İspanyollar dominant bir oyun oynuyor, bu oyunun hemen her pozisyonunda tekrarlanabilmesi, pasların zamanlamasına bağlıdır. İspanyollar bu işi üç gömlek daha iyi yaptıkları için, alan geçişlerinde rakip, çok fazla önlem alma imkanı bulamıyor ve mecburi istikamet, ceza sahası çeperinde on kişilik bir blokla karşılıyor.İngilzler, Southgate oyunu ile bu geçiş prensiplerini oyalana oyalana yapmaya çalıştıkları için, hem her pozisyon çok çabuk tükeniyor hem de rakip hamle yaparak, topu kaparak sürekli kontra yapma imkanı buluyor.

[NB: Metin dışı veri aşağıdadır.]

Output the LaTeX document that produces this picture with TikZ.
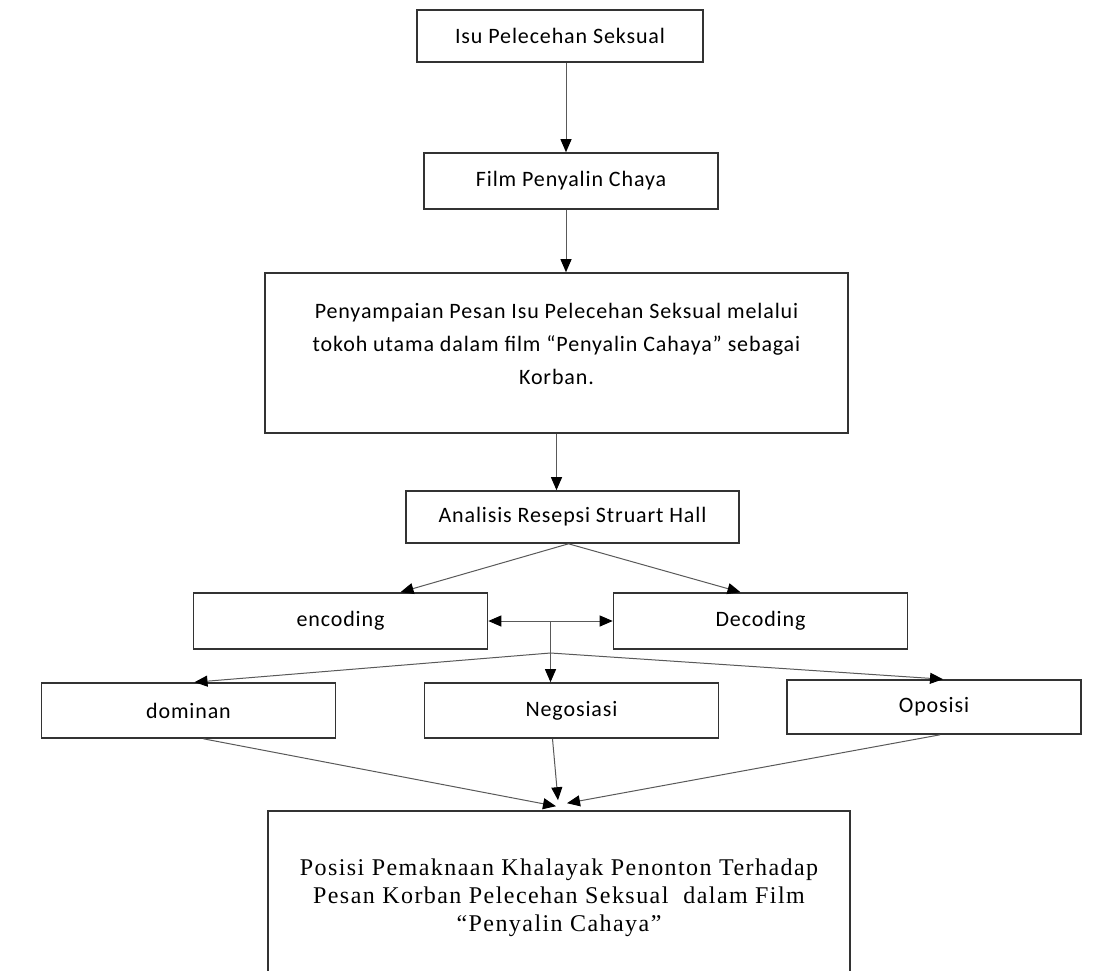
\documentclass[tikz,border=0pt]{standalone}
\usepackage{fontspec}
\setmainfont{Liberation Serif}
\newfontfamily\calib{Carlito}[LetterSpace=4]
\newfontfamily\tnr{Liberation Serif}[LetterSpace=6]
\usepackage{tikz}
\usetikzlibrary{calc, positioning, arrows.meta}

\begin{document}
\begin{tikzpicture}[x=1pt, y=-1pt,
  >={Triangle[length=13pt, width=11pt, color=black]}, font=\calib\fontsize{22}{33}\selectfont,
  kotak/.style={draw=black!80, line width=1.6pt, align=center, inner sep=0pt},
  lebar/.style={kotak, minimum width=294pt, minimum height=55pt},
  panah/.style={->, draw=black!65, line width=1pt}]
  \useasboundingbox (0,0) rectangle (1097,971);
  % alur atas
  \node[kotak, minimum width=286pt, minimum height=52pt] (isu) at (560,36) {Isu Pelecehan Seksual};
  \node[lebar, minimum height=56pt] (film) at (571,181) {Film Penyalin Chaya};
  \node[kotak, minimum width=583pt, minimum height=160pt, text depth=18pt] (pesan) at (556.5,353)
    {Penyampaian Pesan Isu Pelecehan Seksual melalui\\tokoh utama dalam film “Penyalin Cahaya” sebagai\\Korban.};
  \node[kotak, minimum width=333pt, minimum height=52pt] (analisis) at (572.5,517) {Analisis Resepsi Struart Hall};
  % encoding / decoding
  \node[lebar, minimum height=56pt] (encoding) at (340.5,621) {encoding};
  \node[lebar, minimum height=56pt] (decoding) at (760.5,621) {Decoding};
  % posisi pembacaan
  \node[lebar] (dominan) at (188.5,710.5) {dominan};
  \node[lebar] (negosiasi) at (571.5,710.5) {Negosiasi};
  \node[lebar, minimum height=54pt] (oposisi) at (934,707) {Oposisi};
  % kotak hasil
  \node[kotak, minimum width=582pt, minimum height=174pt, font=\tnr\fontsize{24}{28}\selectfont] (hasil) at (559,898)
    {Posisi Pemaknaan Khalayak Penonton Terhadap\\Pesan Korban Pelecehan Seksual\ \ dalam Film\\“Penyalin Cahaya”};
  % panah alur utama
  \draw[panah] ([xshift=6pt]isu.south) -- ([xshift=6pt]isu.south |- film.north);
  \draw[panah] ([xshift=-5pt]film.south) -- ([xshift=-5pt]film.south |- pesan.north);
  \draw[panah] (pesan.south) -- (pesan.south |- analisis.north);
  \draw[panah] ([xshift=-4pt]analisis.south) -- ([xshift=60pt]encoding.north);
  \draw[panah] ([xshift=-4pt]analisis.south) -- ([xshift=-20pt]decoding.north);
  \draw[panah, <->] (encoding.east) -- (decoding.west);
  % cabang ke tiga posisi
  \coordinate (tengah) at ($(encoding.east)!0.5!(decoding.west)$);
  \coordinate (cabang) at ($(tengah)+(0,32)$);
  \draw[panah] (tengah) -- (tengah |- negosiasi.north);
  \draw[panah] (cabang) -- ([xshift=6pt]dominan.north);
  \draw[panah] (cabang) -- ([xshift=9pt]oposisi.north);
  % menuju kotak hasil
  \draw[panah] ([xshift=15pt]dominan.south) -- ([xshift=-3pt,yshift=4pt]hasil.north);
  \draw[panah] ([xshift=-19pt]negosiasi.south) -- ([xshift=-1pt,yshift=10pt]hasil.north);
  \draw[panah] ([xshift=6pt]oposisi.south) -- ([xshift=8pt,yshift=7pt]hasil.north);
\end{tikzpicture}
\end{document}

Top dolaşım modelinin bu bitik karekteri, maçın ve oyunun temposunu düşürmekle kalmıyor, pasları da detone hale getirerek, akortsuz, yavaş bir ezgiye dönüştürüyor. Her hareket çok yavaş olduğu için, içine bulmaca sokma imkanı kalmıyor. Düz ve sadece görüş alanı kadar akıl içeriyor her İngiliz pas döngüsü. Kabak gibi dümdüz ve tatsız oyun, gizlim saklım yok diyor.
Oysa Futbol oyunu Maradona’nın veciz sekilde söylediği gibi ‘’ rakibi bir tür aldatma ‘’ oyundur. Rakibi ya yetenek ile aladatacaksın ya da akıl ile. İngiliz oyununda bir oyunun gereksindiği yeterli akıl olmadığı açık; sırf bu yüzden kimi yetenekli ayaklar bile, pırıltısını kaybediyor.
İspanyolların ‘’sıkıc oyunu’’ iş görmeye devam ediyor. Sıkıcılık, oyunun tek taraflı görüntüsü nedeniyle böyle bir algıya neden oluyorsa, izleyici neden rakibin şahane savunma hünerine odaklanmıyor? Savunma bu oyunun aslı unsuru değil mi? İlk yarıda, İspanyolların ilk gölüne kadar Gürcülerin harika bir direnci vardı. Hem direniyor hem de çok kurnazca İspanyol savunmasında görülen gediklere dalışlar yapıyordu. Tamam Savunma bir şiir değil ama bir roman olduğunu inkar etmeye çalışmak, hiç adil değil. Bu oyun hücumuyla savunmasıyla hala çok güzel, hala heyecan verici ve hala neşe saçıyor.